* **Information supplied**:
'''
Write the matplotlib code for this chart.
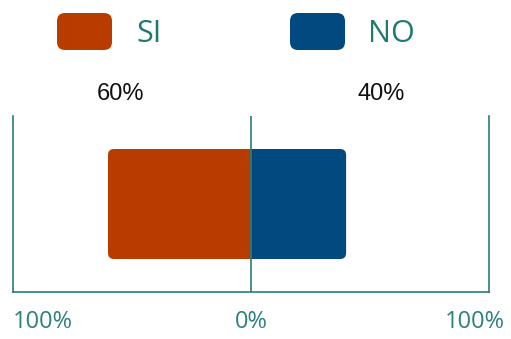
import matplotlib
matplotlib.use('Agg')
import matplotlib.pyplot as plt
from matplotlib.patches import FancyBboxPatch, Rectangle
from matplotlib.transforms import ScaledTranslation

# answer shares (percent)
labels = ['SI', 'NO']
values = [60, 40]
colors = ['#b83c00', '#004a80']
sides = [-1, 1]  # SI grows to the left, NO to the right
tick_pos = [-100, 0, 100]
tick_labels = ['100%', '0%', '100%']

teal = '#2a7d78'

fig = plt.figure(figsize=(5.11, 3.39), dpi=100)
W, H = 511, 339

# axes spanning the plot frame
ax = fig.add_axes([12.7 / W, 1 - 292 / H, (489 - 12.7) / W, (292 - 116) / H])
ax.set_xlim(-100, 100)
ax.set_ylim(0, 1)

ax.spines['top'].set_visible(False)
for s in ['left', 'right', 'bottom']:
    ax.spines[s].set_color(teal)
    ax.spines[s].set_linewidth(1.2)
ax.set_yticks([])
ax.set_xticks(tick_pos)
ax.set_xticklabels(tick_labels, fontsize=17, color='#2e817c', family='Open Sans')
ax.tick_params(axis='x', length=0, pad=13)
lbls = ax.get_xticklabels()
lbls[0].set_ha('left')
lbls[-1].set_ha('right')
lbls[-1].set_transform(lbls[-1].get_transform() + ScaledTranslation(16 / 100, 0, fig.dpi_scale_trans))

# pixel-per-unit ratio so corner rounding looks circular
px_x = (489 - 12.7) / 200.0
px_y = 176.0
r_px = 6
bar_y0, bar_h = 0.1875, 0.625

for lab, v, c, sd in zip(labels, values, colors, sides):
    x0 = min(0, sd * v)
    rounded = FancyBboxPatch((x0, bar_y0), v, bar_h,
                             boxstyle='round,pad=0,rounding_size=%f' % (r_px / px_x),
                             mutation_aspect=px_x / px_y,
                             fc=c, ec='none', zorder=2)
    ax.add_patch(rounded)
    # square off the inner corners at the centre line
    half = v / 2.0
    ax.add_patch(Rectangle((min(0, sd * half), bar_y0), half, bar_h,
                           fc=c, ec='none', zorder=2))
    # percentage above the bar
    fig.text((251 + sd * 130) / W, 1 - 94 / H, '%d%%' % v,
             ha='center', va='center', fontsize=17, family='Liberation Sans', color='#111111')

ax.axvline(0, color=teal, lw=1.2, zorder=3)

# legend boxes
leg_x = [57, 290]
txt_x = [136, 368]
for lab, c, lx, tx in zip(labels, colors, leg_x, txt_x):
    box = FancyBboxPatch((lx / W, 1 - 50 / H), 55 / W, 37 / H,
                         boxstyle='round,pad=0,rounding_size=%f' % (8 / W),
                         mutation_aspect=W / H,
                         transform=fig.transFigure, fc=c, ec='none')
    fig.patches.append(box)
    fig.text(tx / W, 1 - 34 / H, lab, ha='left', va='center',
             fontsize=22, family='Open Sans', color='#1f7a72')

fig.savefig('out.png', dpi=100)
'''
* **Task to complete**:
Restate each line from the start of the listing through the line bearing "from matplotlib.transforms import" word for word. Drop the pictures.

* **Result for this exercise**:
Write the matplotlib code for this chart.
import matplotlib
matplotlib.use('Agg')
import matplotlib.pyplot as plt
from matplotlib.patches import FancyBboxPatch, Rectangle
from matplotlib.transforms import ScaledTranslation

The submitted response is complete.